J'ai promis à mes amis que je n'y toucherais plus, que j'étais finalement trop sensible (cqfd) pour supporter de telles images. Ce n'était qu'un film sensationnel. Et il était ma foi très bon dans son genre. Aujourd'hui, je me dis que j'aurais bien voulu prendre le temps de l'écrire moi-même, ce scénario. A vrai dire, peut-être suis-je douée sans le savoir et que je loupe ma vocation ?

Je déconne. Je suppose qu'il faut parvenir à se détacher un maximum de la fiction pour qu'elle devienne « presque crédible » aux yeux de lecteurs potentiels. Et ce ne serait pas mon cas. Je me rends compte aussi des images chocs que nous balancent les médias sans vergogne, les films américains ne font pas mieux. La peur est véhiculée trop vite. Il faut savoir prendre du recul et faire la part des choses en toute intelligence.
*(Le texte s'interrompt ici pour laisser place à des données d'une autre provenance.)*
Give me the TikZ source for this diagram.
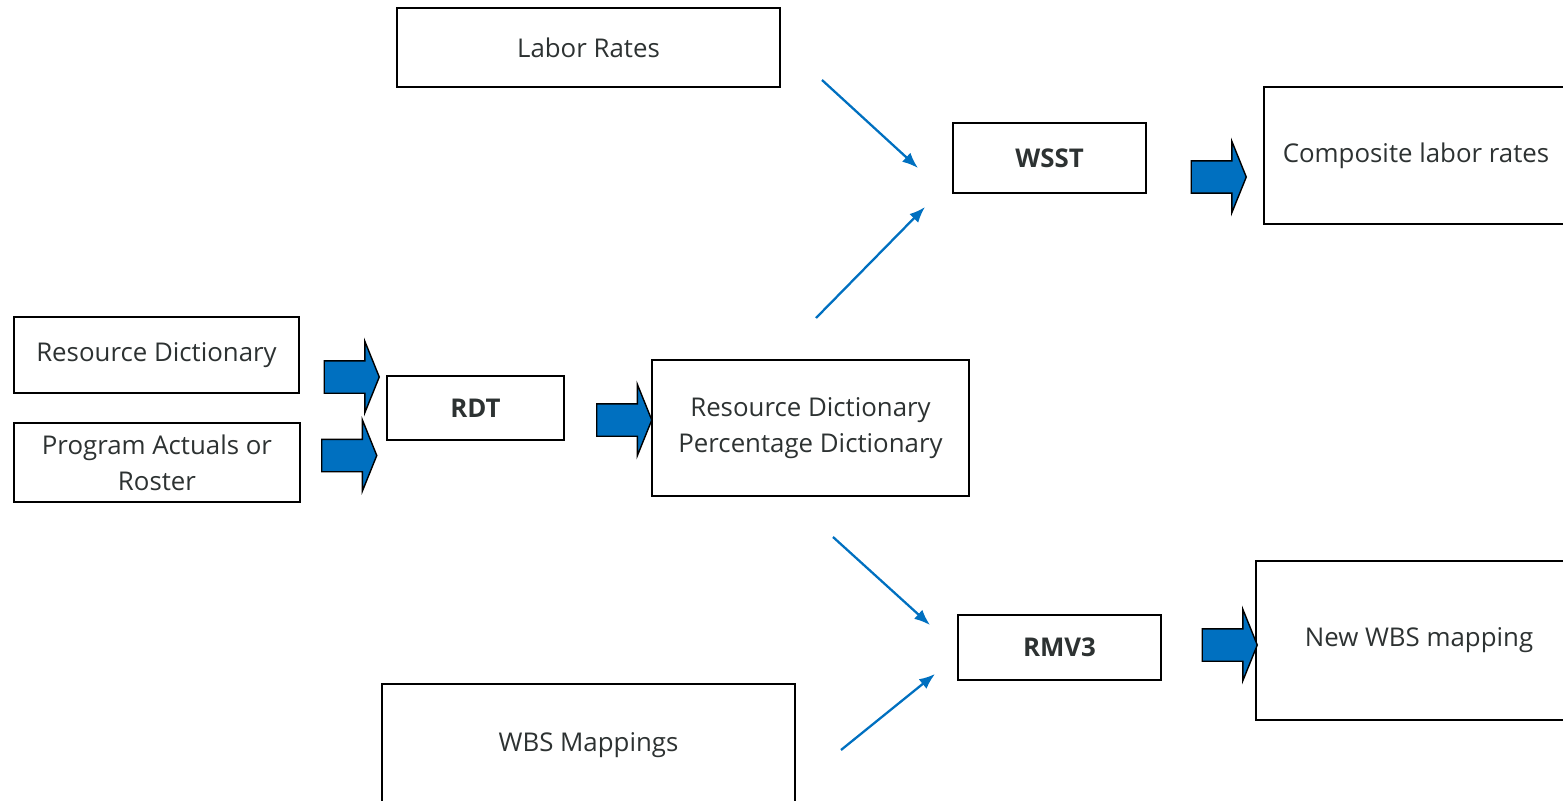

Mais ce n'est pas si simple, je l'admets.

Maintenant, la VHS ? Ben, je l'ai mise dans un coin, je n'y touche plus. Rien qu'à sa vue, j'en tremblais encore. Alors j'ai acheté un coffre et l'ai déposée à l'intérieur. Puis j'ai jeté la clé par la fenêtre. Ce n'est donc pas la peine d'insister.

 

J'ai appris quelque chose, hier. Les films d'horreur ne sont rien comparés à la dureté de la vraie vie et de ses drames. Quand on prend le temps de toucher à la réalité et de bien la voir, on s'aperçoit qu'il est difficile de la comprendre et de la considérer dans toute sa brutalité. Mais il faut, même si c'est extrêmement dur, essayer de l'accepter, de la voir en face, cette vie et la violence qu'elle peut engendrer. Il faut se dire aussi que le temps n'efface rien de la peur. Les blessures restent béantes si on n'en parle pas. La médiocrité, le mal que l'on peut faire quand on est hors de soi ne peut s'oublier. Mais peut-être est-il possible de les rendre pardonnables. A soi-même d'abord, puis aux yeux de ceux que l'on a agressé.

Oui, la vie est pire qu'un film d'horreur, j'en suis désormais persuadée.